== Task description ==
The listing below begins with the first line you should copy; stop after the line containing "s.set_visible(False)", and drop every picture.

== Data lines ==
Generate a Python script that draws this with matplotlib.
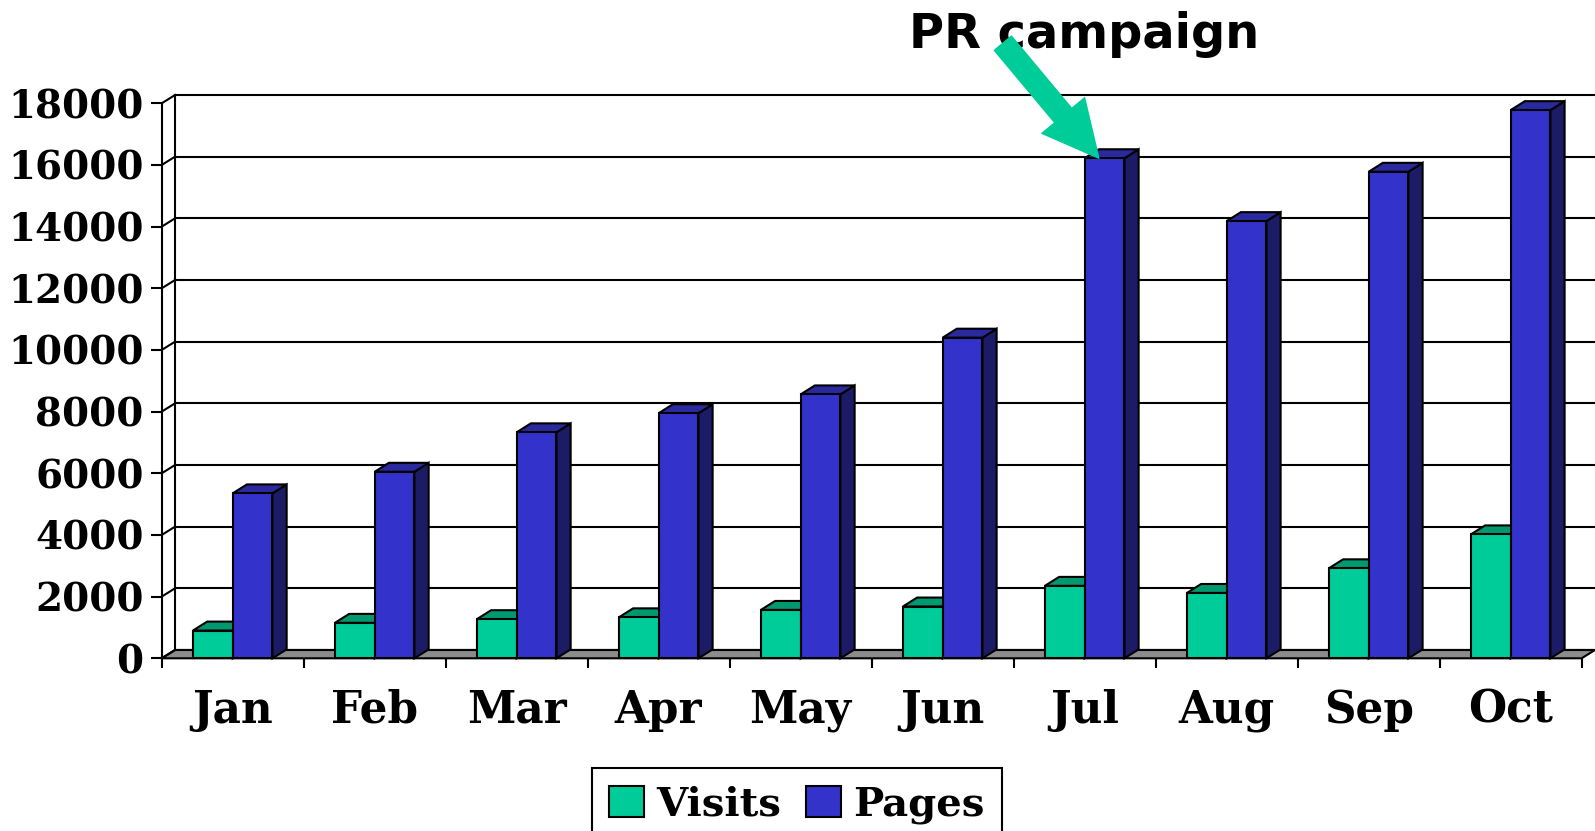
import numpy as np
import matplotlib.pyplot as plt
from matplotlib.patches import Polygon, Patch

# data
months = ['Jan', 'Feb', 'Mar', 'Apr', 'May', 'Jun', 'Jul', 'Aug', 'Sep', 'Oct']
visits = [900, 1150, 1270, 1330, 1570, 1680, 2350, 2120, 2920, 4020]
pages = [5350, 6050, 7330, 7950, 8560, 10400, 16220, 14180, 15780, 17780]
y_ticks = list(range(0, 18001, 2000))

# colours: front, top, side
visits_col = ('#00cc99', '#00996f', '#00664a')
pages_col = ('#3333cc', '#2a2a9e', '#1c1c66')
floor_col = '#8c8c8c'

plt.rcParams['font.family'] = 'DejaVu Serif'
plt.rcParams['font.weight'] = 'bold'

W, H = 1595, 831
fig = plt.figure(figsize=(W / 100, H / 100), dpi=100)

# plot box in pixels
x_front, y_zero, y_back_top = 161.7, 658.3, 95
n = len(months)
wdx, wdy = 0.094, 270      # depth of the walls (data units)
bdx, bdy = 0.10, 290       # depth of the bars
bw = 0.28

ax = fig.add_axes([x_front / W, 1 - y_zero / H,
                   (W - x_front) / W, (y_zero - y_back_top) / H])
ax.set_xlim(0, n + wdx)
ax.set_ylim(0, y_ticks[-1] + wdy)
for s in ax.spines.values():
    s.set_visible(False)

lw = 1.5
# floor
ax.add_patch(Polygon([(0, 0), (n, 0), (n + wdx, wdy), (wdx, wdy)],
                     closed=True, facecolor=floor_col, edgecolor='black',
                     lw=lw, zorder=1, clip_on=False))
# back wall grid + side wall diagonals
for v in y_ticks:
    ax.plot([wdx, n + wdx], [v + wdy, v + wdy], color='black', lw=lw,
            zorder=1.5, clip_on=False, solid_capstyle='butt')
    ax.plot([0, wdx], [v, v + wdy], color='black', lw=lw, zorder=1.5,
            clip_on=False)
ax.plot([wdx, wdx], [wdy, y_ticks[-1] + wdy], color='black', lw=lw,
        zorder=1.5, clip_on=False)
ax.plot([0, 0], [0, y_ticks[-1]], color='black', lw=lw, zorder=1.6,
        clip_on=False)


def bar3d(x0, val, cols, z):
    x1 = x0 + bw
    side = [(x1, 0), (x1 + bdx, bdy), (x1 + bdx, val + bdy), (x1, val)]
    top = [(x0, val), (x1, val), (x1 + bdx, val + bdy), (x0 + bdx, val + bdy)]
    front = [(x0, 0), (x1, 0), (x1, val), (x0, val)]
    for pts, c in [(side, cols[2]), (top, cols[1]), (front, cols[0])]:
        ax.add_patch(Polygon(pts, closed=True, facecolor=c, edgecolor='black',
                             lw=lw, zorder=z, joinstyle='miter', clip_on=False))


for i in range(n):
    bar3d(i + 0.22, visits[i], visits_col, 3 + 2 * i)
    bar3d(i + 0.50, pages[i], pages_col, 4 + 2 * i)

# ticks
ax.set_yticks(y_ticks)
ax.set_yticklabels([str(v) for v in y_ticks])
ax.tick_params(axis='y', length=8, width=lw, pad=5, labelsize=28)
ax.set_xticks(range(n + 1))
ax.set_xticklabels([])
ax.set_xticks(np.arange(n) + 0.5, minor=True)
ax.set_xticklabels(months, minor=True)
ax.tick_params(axis='x', which='major', length=7, width=lw)
ax.tick_params(axis='x', which='minor', length=0, pad=22, labelsize=31.5)

# annotation
ax.text(1084 / W, 1 - 48 / H, 'PR campaign', transform=fig.transFigure,
        ha='center', va='baseline', fontsize=34.5, family='DejaVu Sans',
        weight='bold', zorder=40)
ax.annotate('', xy=(6.5 + bdx, pages[6]), xytext=(-96, 115),
            textcoords='offset pixels', annotation_clip=False, zorder=50,
            arrowprops=dict(arrowstyle='simple,head_length=2.0,head_width=2.0,tail_width=0.8',
                            mutation_scale=20, color='#00cc99',
                            shrinkA=0, shrinkB=0))

# legend
handles = [Patch(facecolor=visits_col[0], edgecolor='black', lw=lw),
           Patch(facecolor=pages_col[0], edgecolor='black', lw=lw)]
leg = fig.legend(handles, ['Visits', 'Pages'], loc='upper left',
                 bbox_to_anchor=(592 / W, 1 - 768 / H), ncol=2,
                 fancybox=False, edgecolor='black', framealpha=1,
                 prop=dict(family='DejaVu Serif', weight='bold', size=29),
                 handlelength=0.87, handleheight=0.82, handletextpad=0.3,
                 columnspacing=0.62, borderpad=0.43, borderaxespad=0)
leg.get_frame().set_linewidth(lw)

fig.savefig('out.png', dpi=100)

== Reply to the exercise ==
Generate a Python script that draws this with matplotlib.
import numpy as np
import matplotlib.pyplot as plt
from matplotlib.patches import Polygon, Patch

# data
months = ['Jan', 'Feb', 'Mar', 'Apr', 'May', 'Jun', 'Jul', 'Aug', 'Sep', 'Oct']
visits = [900, 1150, 1270, 1330, 1570, 1680, 2350, 2120, 2920, 4020]
pages = [5350, 6050, 7330, 7950, 8560, 10400, 16220, 14180, 15780, 17780]
y_ticks = list(range(0, 18001, 2000))

# colours: front, top, side
visits_col = ('#00cc99', '#00996f', '#00664a')
pages_col = ('#3333cc', '#2a2a9e', '#1c1c66')
floor_col = '#8c8c8c'

plt.rcParams['font.family'] = 'DejaVu Serif'
plt.rcParams['font.weight'] = 'bold'

W, H = 1595, 831
fig = plt.figure(figsize=(W / 100, H / 100), dpi=100)

# plot box in pixels
x_front, y_zero, y_back_top = 161.7, 658.3, 95
n = len(months)
wdx, wdy = 0.094, 270      # depth of the walls (data units)
bdx, bdy = 0.10, 290       # depth of the bars
bw = 0.28

ax = fig.add_axes([x_front / W, 1 - y_zero / H,
                   (W - x_front) / W, (y_zero - y_back_top) / H])
ax.set_xlim(0, n + wdx)
ax.set_ylim(0, y_ticks[-1] + wdy)
for s in ax.spines.values():
    s.set_visible(False)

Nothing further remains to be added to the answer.